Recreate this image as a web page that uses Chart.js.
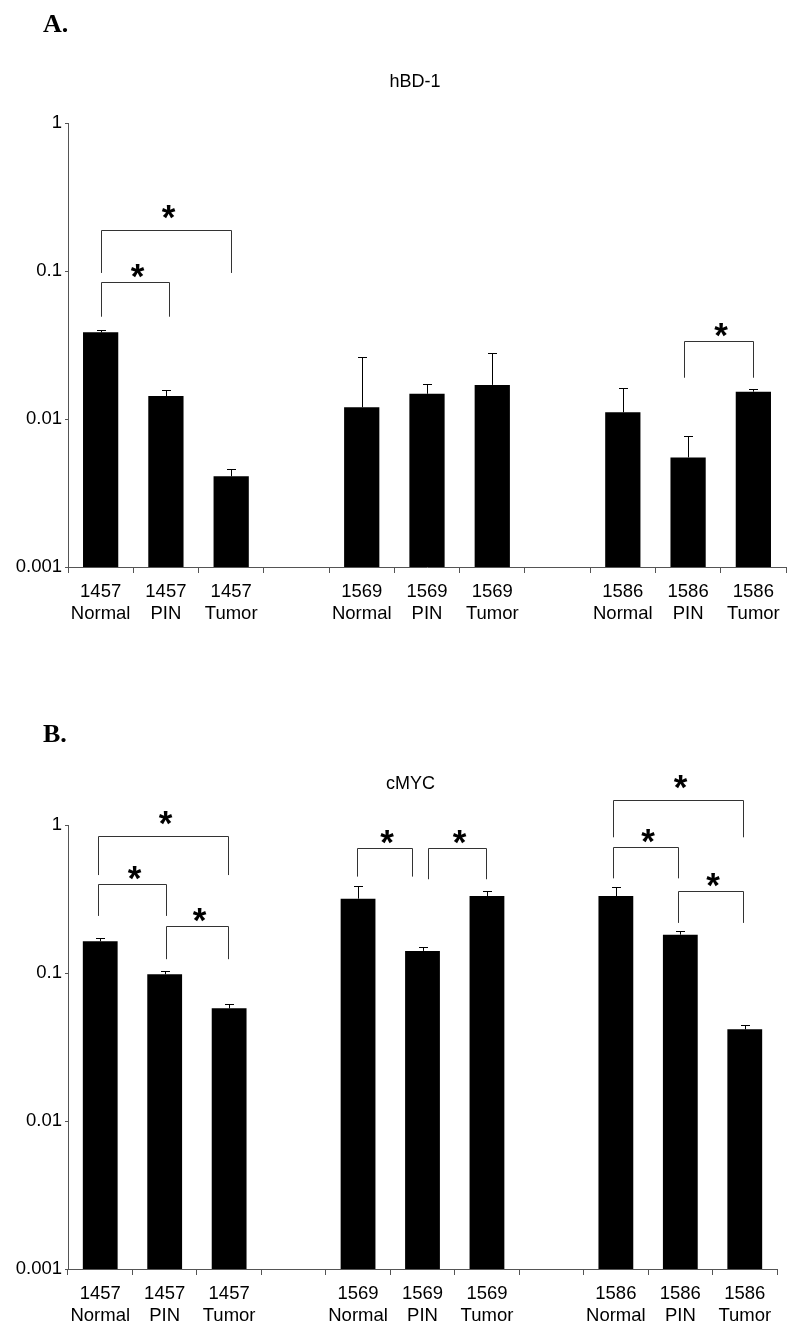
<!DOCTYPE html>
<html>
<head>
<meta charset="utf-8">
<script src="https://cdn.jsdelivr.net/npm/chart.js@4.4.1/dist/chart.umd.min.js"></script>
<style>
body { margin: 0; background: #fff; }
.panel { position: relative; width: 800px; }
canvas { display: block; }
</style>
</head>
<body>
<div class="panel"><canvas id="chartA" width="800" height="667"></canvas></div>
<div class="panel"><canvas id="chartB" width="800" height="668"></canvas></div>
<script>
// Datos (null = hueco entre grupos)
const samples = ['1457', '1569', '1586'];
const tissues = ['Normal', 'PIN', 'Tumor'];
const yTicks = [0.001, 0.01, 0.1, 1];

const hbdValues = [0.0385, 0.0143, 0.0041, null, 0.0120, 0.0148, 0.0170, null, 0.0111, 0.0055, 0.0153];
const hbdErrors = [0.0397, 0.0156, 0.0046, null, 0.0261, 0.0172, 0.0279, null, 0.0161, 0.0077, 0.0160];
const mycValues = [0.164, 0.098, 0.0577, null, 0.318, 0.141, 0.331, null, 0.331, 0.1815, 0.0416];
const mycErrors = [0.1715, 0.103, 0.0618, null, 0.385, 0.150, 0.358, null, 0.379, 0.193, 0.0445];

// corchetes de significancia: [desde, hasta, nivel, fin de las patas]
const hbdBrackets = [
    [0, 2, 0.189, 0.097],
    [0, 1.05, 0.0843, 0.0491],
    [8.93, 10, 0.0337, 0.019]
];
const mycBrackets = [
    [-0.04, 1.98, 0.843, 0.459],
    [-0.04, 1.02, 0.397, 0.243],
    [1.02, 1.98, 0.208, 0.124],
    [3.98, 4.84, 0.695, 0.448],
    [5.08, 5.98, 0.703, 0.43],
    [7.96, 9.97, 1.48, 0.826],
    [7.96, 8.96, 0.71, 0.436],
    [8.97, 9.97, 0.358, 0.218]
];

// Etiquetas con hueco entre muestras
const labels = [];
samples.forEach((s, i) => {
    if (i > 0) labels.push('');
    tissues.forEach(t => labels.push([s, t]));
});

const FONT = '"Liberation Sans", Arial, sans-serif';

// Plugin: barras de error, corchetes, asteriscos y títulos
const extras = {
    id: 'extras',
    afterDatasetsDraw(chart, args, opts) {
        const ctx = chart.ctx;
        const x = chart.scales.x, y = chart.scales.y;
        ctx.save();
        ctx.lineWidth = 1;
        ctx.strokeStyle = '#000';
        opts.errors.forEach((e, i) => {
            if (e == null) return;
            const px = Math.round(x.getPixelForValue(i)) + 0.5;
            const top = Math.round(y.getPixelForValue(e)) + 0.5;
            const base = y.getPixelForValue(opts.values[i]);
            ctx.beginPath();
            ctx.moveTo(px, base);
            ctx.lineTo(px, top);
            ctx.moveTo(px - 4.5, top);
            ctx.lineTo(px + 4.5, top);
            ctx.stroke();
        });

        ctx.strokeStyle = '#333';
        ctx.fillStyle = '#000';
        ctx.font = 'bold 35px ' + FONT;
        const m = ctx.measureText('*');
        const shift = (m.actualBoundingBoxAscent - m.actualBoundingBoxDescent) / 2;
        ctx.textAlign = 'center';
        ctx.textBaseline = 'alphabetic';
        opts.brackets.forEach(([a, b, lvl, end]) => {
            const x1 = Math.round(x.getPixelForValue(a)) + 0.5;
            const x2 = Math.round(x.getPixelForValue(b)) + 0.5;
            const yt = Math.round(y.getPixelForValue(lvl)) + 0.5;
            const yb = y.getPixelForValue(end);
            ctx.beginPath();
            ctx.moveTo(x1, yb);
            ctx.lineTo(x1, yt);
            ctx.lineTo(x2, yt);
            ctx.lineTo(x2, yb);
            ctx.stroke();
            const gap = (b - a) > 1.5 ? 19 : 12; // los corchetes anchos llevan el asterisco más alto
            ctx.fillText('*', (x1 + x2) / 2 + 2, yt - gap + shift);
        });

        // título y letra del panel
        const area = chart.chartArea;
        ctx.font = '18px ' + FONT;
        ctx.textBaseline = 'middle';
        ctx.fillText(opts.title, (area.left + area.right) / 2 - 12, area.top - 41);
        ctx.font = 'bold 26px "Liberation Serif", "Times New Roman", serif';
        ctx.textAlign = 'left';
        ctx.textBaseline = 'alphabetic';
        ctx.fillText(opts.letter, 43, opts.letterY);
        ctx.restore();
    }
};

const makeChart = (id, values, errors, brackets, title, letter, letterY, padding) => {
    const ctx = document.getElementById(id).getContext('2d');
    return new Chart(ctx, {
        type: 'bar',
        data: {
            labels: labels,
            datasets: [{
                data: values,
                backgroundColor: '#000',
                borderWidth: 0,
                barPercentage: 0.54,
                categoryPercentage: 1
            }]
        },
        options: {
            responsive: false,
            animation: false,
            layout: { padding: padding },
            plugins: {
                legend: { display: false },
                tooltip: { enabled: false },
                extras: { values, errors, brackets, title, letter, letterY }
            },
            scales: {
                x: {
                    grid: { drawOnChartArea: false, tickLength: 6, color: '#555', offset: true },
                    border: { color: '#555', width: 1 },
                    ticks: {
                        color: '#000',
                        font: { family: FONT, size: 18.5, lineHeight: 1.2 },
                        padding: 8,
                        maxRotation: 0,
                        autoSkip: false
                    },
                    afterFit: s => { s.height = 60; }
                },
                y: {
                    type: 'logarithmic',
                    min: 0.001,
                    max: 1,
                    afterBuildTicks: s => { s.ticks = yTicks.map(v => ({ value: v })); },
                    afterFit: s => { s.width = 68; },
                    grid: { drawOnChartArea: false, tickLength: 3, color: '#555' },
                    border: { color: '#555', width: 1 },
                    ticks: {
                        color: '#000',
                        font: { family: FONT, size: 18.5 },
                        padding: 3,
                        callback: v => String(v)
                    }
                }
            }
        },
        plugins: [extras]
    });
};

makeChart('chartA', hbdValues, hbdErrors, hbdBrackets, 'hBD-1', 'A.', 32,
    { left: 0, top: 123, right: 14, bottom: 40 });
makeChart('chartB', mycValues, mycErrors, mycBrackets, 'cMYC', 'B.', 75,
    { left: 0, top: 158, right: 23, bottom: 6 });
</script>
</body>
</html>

● **EXERCISE INSTRUCTIONS**
Print the full listing exactly, dropping the pictures.

● **EXERCISE OUTPUT**
Recreate this image as a web page that uses Chart.js.
<!DOCTYPE html>
<html>
<head>
<meta charset="utf-8">
<script src="https://cdn.jsdelivr.net/npm/chart.js@4.4.1/dist/chart.umd.min.js"></script>
<style>
body { margin: 0; background: #fff; }
.panel { position: relative; width: 800px; }
canvas { display: block; }
</style>
</head>
<body>
<div class="panel"><canvas id="chartA" width="800" height="667"></canvas></div>
<div class="panel"><canvas id="chartB" width="800" height="668"></canvas></div>
<script>
// Datos (null = hueco entre grupos)
const samples = ['1457', '1569', '1586'];
const tissues = ['Normal', 'PIN', 'Tumor'];
const yTicks = [0.001, 0.01, 0.1, 1];

const hbdValues = [0.0385, 0.0143, 0.0041, null, 0.0120, 0.0148, 0.0170, null, 0.0111, 0.0055, 0.0153];
const hbdErrors = [0.0397, 0.0156, 0.0046, null, 0.0261, 0.0172, 0.0279, null, 0.0161, 0.0077, 0.0160];
const mycValues = [0.164, 0.098, 0.0577, null, 0.318, 0.141, 0.331, null, 0.331, 0.1815, 0.0416];
const mycErrors = [0.1715, 0.103, 0.0618, null, 0.385, 0.150, 0.358, null, 0.379, 0.193, 0.0445];

// corchetes de significancia: [desde, hasta, nivel, fin de las patas]
const hbdBrackets = [
    [0, 2, 0.189, 0.097],
    [0, 1.05, 0.0843, 0.0491],
    [8.93, 10, 0.0337, 0.019]
];
const mycBrackets = [
    [-0.04, 1.98, 0.843, 0.459],
    [-0.04, 1.02, 0.397, 0.243],
    [1.02, 1.98, 0.208, 0.124],
    [3.98, 4.84, 0.695, 0.448],
    [5.08, 5.98, 0.703, 0.43],
    [7.96, 9.97, 1.48, 0.826],
    [7.96, 8.96, 0.71, 0.436],
    [8.97, 9.97, 0.358, 0.218]
];

// Etiquetas con hueco entre muestras
const labels = [];
samples.forEach((s, i) => {
    if (i > 0) labels.push('');
    tissues.forEach(t => labels.push([s, t]));
});

const FONT = '"Liberation Sans", Arial, sans-serif';

// Plugin: barras de error, corchetes, asteriscos y títulos
const extras = {
    id: 'extras',
    afterDatasetsDraw(chart, args, opts) {
        const ctx = chart.ctx;
        const x = chart.scales.x, y = chart.scales.y;
        ctx.save();
        ctx.lineWidth = 1;
        ctx.strokeStyle = '#000';
        opts.errors.forEach((e, i) => {
            if (e == null) return;
            const px = Math.round(x.getPixelForValue(i)) + 0.5;
            const top = Math.round(y.getPixelForValue(e)) + 0.5;
            const base = y.getPixelForValue(opts.values[i]);
            ctx.beginPath();
            ctx.moveTo(px, base);
            ctx.lineTo(px, top);
            ctx.moveTo(px - 4.5, top);
            ctx.lineTo(px + 4.5, top);
            ctx.stroke();
        });

        ctx.strokeStyle = '#333';
        ctx.fillStyle = '#000';
        ctx.font = 'bold 35px ' + FONT;
        const m = ctx.measureText('*');
        const shift = (m.actualBoundingBoxAscent - m.actualBoundingBoxDescent) / 2;
        ctx.textAlign = 'center';
        ctx.textBaseline = 'alphabetic';
        opts.brackets.forEach(([a, b, lvl, end]) => {
            const x1 = Math.round(x.getPixelForValue(a)) + 0.5;
            const x2 = Math.round(x.getPixelForValue(b)) + 0.5;
            const yt = Math.round(y.getPixelForValue(lvl)) + 0.5;
            const yb = y.getPixelForValue(end);
            ctx.beginPath();
            ctx.moveTo(x1, yb);
            ctx.lineTo(x1, yt);
            ctx.lineTo(x2, yt);
            ctx.lineTo(x2, yb);
            ctx.stroke();
            const gap = (b - a) > 1.5 ? 19 : 12; // los corchetes anchos llevan el asterisco más alto
            ctx.fillText('*', (x1 + x2) / 2 + 2, yt - gap + shift);
        });

        // título y letra del panel
        const area = chart.chartArea;
        ctx.font = '18px ' + FONT;
        ctx.textBaseline = 'middle';
        ctx.fillText(opts.title, (area.left + area.right) / 2 - 12, area.top - 41);
        ctx.font = 'bold 26px "Liberation Serif", "Times New Roman", serif';
        ctx.textAlign = 'left';
        ctx.textBaseline = 'alphabetic';
        ctx.fillText(opts.letter, 43, opts.letterY);
        ctx.restore();
    }
};

const makeChart = (id, values, errors, brackets, title, letter, letterY, padding) => {
    const ctx = document.getElementById(id).getContext('2d');
    return new Chart(ctx, {
        type: 'bar',
        data: {
            labels: labels,
            datasets: [{
                data: values,
                backgroundColor: '#000',
                borderWidth: 0,
                barPercentage: 0.54,
                categoryPercentage: 1
            }]
        },
        options: {
            responsive: false,
            animation: false,
            layout: { padding: padding },
            plugins: {
                legend: { display: false },
                tooltip: { enabled: false },
                extras: { values, errors, brackets, title, letter, letterY }
            },
            scales: {
                x: {
                    grid: { drawOnChartArea: false, tickLength: 6, color: '#555', offset: true },
                    border: { color: '#555', width: 1 },
                    ticks: {
                        color: '#000',
                        font: { family: FONT, size: 18.5, lineHeight: 1.2 },
                        padding: 8,
                        maxRotation: 0,
                        autoSkip: false
                    },
                    afterFit: s => { s.height = 60; }
                },
                y: {
                    type: 'logarithmic',
                    min: 0.001,
                    max: 1,
                    afterBuildTicks: s => { s.ticks = yTicks.map(v => ({ value: v })); },
                    afterFit: s => { s.width = 68; },
                    grid: { drawOnChartArea: false, tickLength: 3, color: '#555' },
                    border: { color: '#555', width: 1 },
                    ticks: {
                        color: '#000',
                        font: { family: FONT, size: 18.5 },
                        padding: 3,
                        callback: v => String(v)
                    }
                }
            }
        },
        plugins: [extras]
    });
};

makeChart('chartA', hbdValues, hbdErrors, hbdBrackets, 'hBD-1', 'A.', 32,
    { left: 0, top: 123, right: 14, bottom: 40 });
makeChart('chartB', mycValues, mycErrors, mycBrackets, 'cMYC', 'B.', 75,
    { left: 0, top: 158, right: 23, bottom: 6 });
</script>
</body>
</html>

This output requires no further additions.